The Perl 6 Summary for the week ending 20030112
... and we're back. Yup, it's summary time again. We'll dive straight in
with perl6-internals (as if you expected anything else).
More thoughts on DOD
Leopold Tötsch posted a test program showing the effects of PMC size and
timing of garbage collection and allocation and suggested ways of
improving the GC system based on the conclusions he drew from its
results. Leo, Dan and Mitchell N Charity discussed this further and
tried a few different approaches to try and improve performance (though
Mitchell did worry about premature optimization). Work in this area is
ongoing.
http://makeashorterlink.com/?Y3EB16513
The Perl 6 Parser
Dan asked about the current state of the Perl 6 parser, wanting to know
what was and wasn't implemented and wondered about adding the Perl 6
tests into the standard parrot test suite. Sean O'Rourke and Joseph F.
Ryan both gave a summaries of where things stood. Joseph also suggested
a few refactorings of the parser to deal with the fluidity of the
current spec (almost all the operators have changed symbols since the
parser was first written for instance).
http://makeashorterlink.com/?I6FB35513
LXR - Source code indexing
Last week I said that Robert Spier had 'started work on getting a
browseable, cross referenced version of the Parrot source up on
perl.org'. What actually happened was that Robert asked Zach Lipton to
do the work. This week Zach delivered the goods which, I must say, look
fabulous.
I'm sure that if someone were to extend LXR so it had a better
understanding of .pasm, .pmc, .ops and other special Parrot source types
then the community would be very grateful indeed. I know I would.
http://makeashorterlink.com/?K10C23513 -- Announcement
http://tinderbox.perl.org/lxr/parrot/source
Thoughts on infant mortality
Piers Cawley offered what he thought might be a new approach to dealing
with the infant mortality problem which got efficiently shot down by Leo
Tötsch. Which led to further discussion of possible answers, and it
looks like Leo's proposed solution involving a small amount of code
reordering and early anchoring will be the one that's tried next. All
being well it won't require walking the C stack and hardware register
set, which can only be a good thing.
Later on, Leo asked if it'd be okay to check in his work so far on
redoing the GC because he was up to 15 affected files and was starting
to worry about integration hell. Steve Fink wasn't sure about one of his
changes, so Leo checked everything else in.
http://makeashorterlink.com/?K41C21513
http://makeashorterlink.com/?S62C23513
Objects, finally (try 1)
Last week I mentioned that Leon Brocard's wishlist for the next Parrot
iteration included Objects.
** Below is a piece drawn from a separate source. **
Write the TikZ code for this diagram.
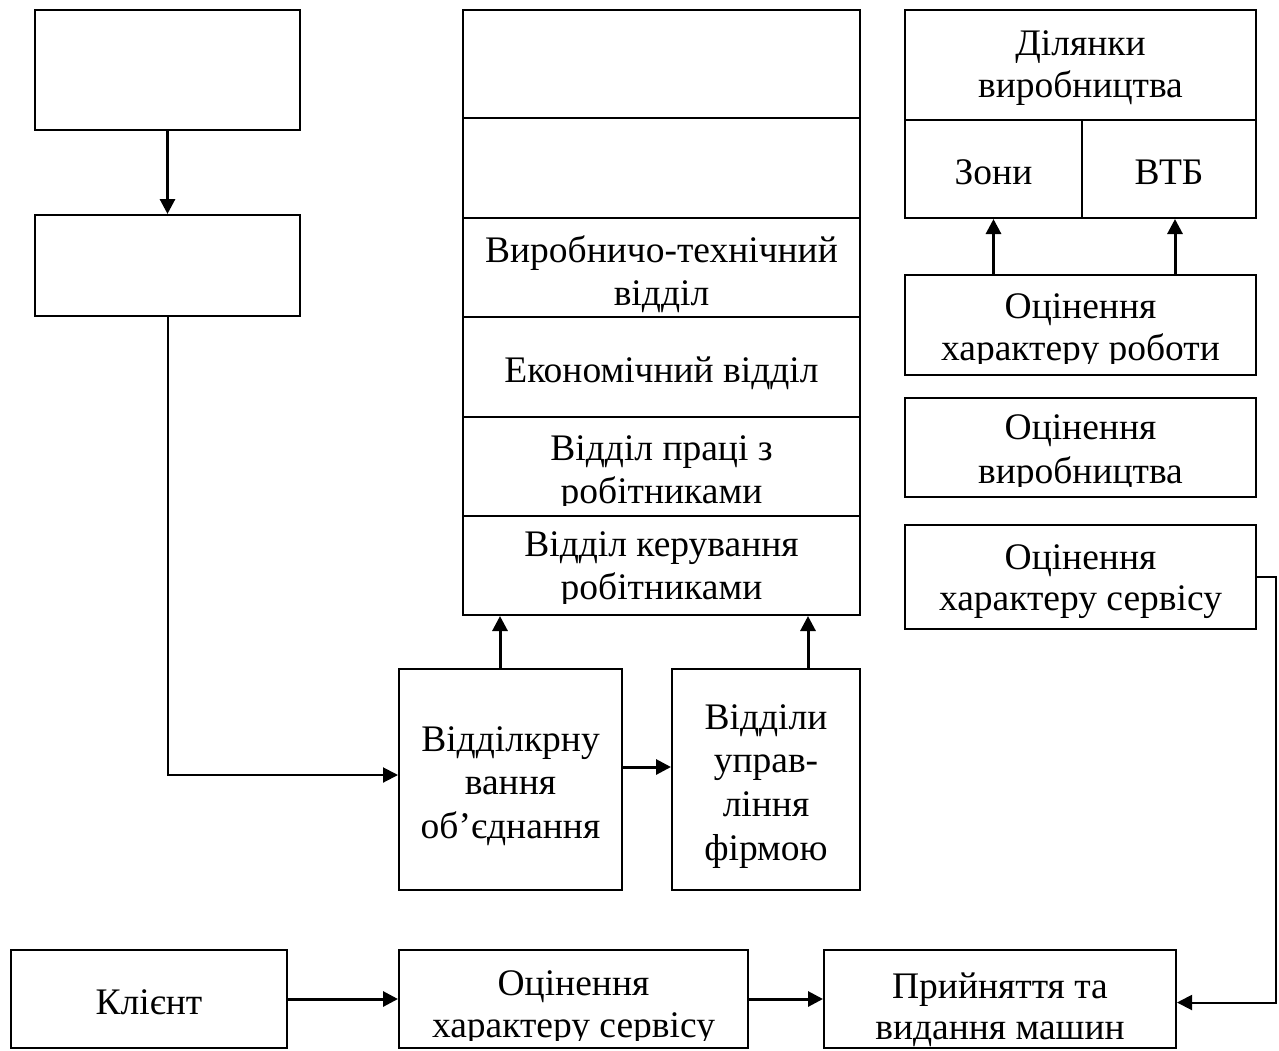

This week Dan posted his first draft of what
Parrot Objects would and wouldn't be able to do. The eleventh entry on
Dan's list (Objects are all orange) seemed to be custom made to please
Leon. There was a fair amount of discussion (of course), but the
consensus was positive.
http://makeashorterlink.com/?S13C31513
The benchmarking problem
Nicholas Clark crossposted to p5p and perl6-internals to discuss the
problems of benchmarking parrot against perl 5. One of parrot's aims is,
of course, to go faster than perl 5. The problem is, how do you measure
'faster'? Nicholas has been working on making perl 5 go faster and was
distressed to find out that using 'perlbench' a patch of his went 5%
faster, 1% slower, 0% and 1% faster, depending on what machine/compiler
combination he ran the benchmark on. Leo Tötsch commented that he'd
found performance varying by over 50% in a JIT test, depending on the
position of a loop in memory. Andreas Koenig commented that he'd come to
the conclusion that bugs in glibc meant that there was little point in
benchmarking Perl at all if it was built with a glibc older than version
2.3 (apparently malloc/free proved to be gloriously erratic...) I'm
afraid not much was actually resolved though.
http://makeashorterlink.com/?L64C22513
Meanwhile, in perl6-language
The discussion of Variable types vs Value types continued from the
previous week. Dan opined that Arrays weren't necessarily objects, which
brought forth squawks from Piers Cawley who pointed out that being able
to do:
class PersistentList is Array {
method FETCH ($index) {
...
}
...
}
would be much nicer than tying a value in the Perl 5ish fashion. Dan
reckoned that delegation would probably be enough which, IMHO seemed to
miss the point. Various other people chimed in to, essentially, tell Dan
that he was wrong, but I'm not sure Dan agreed with them.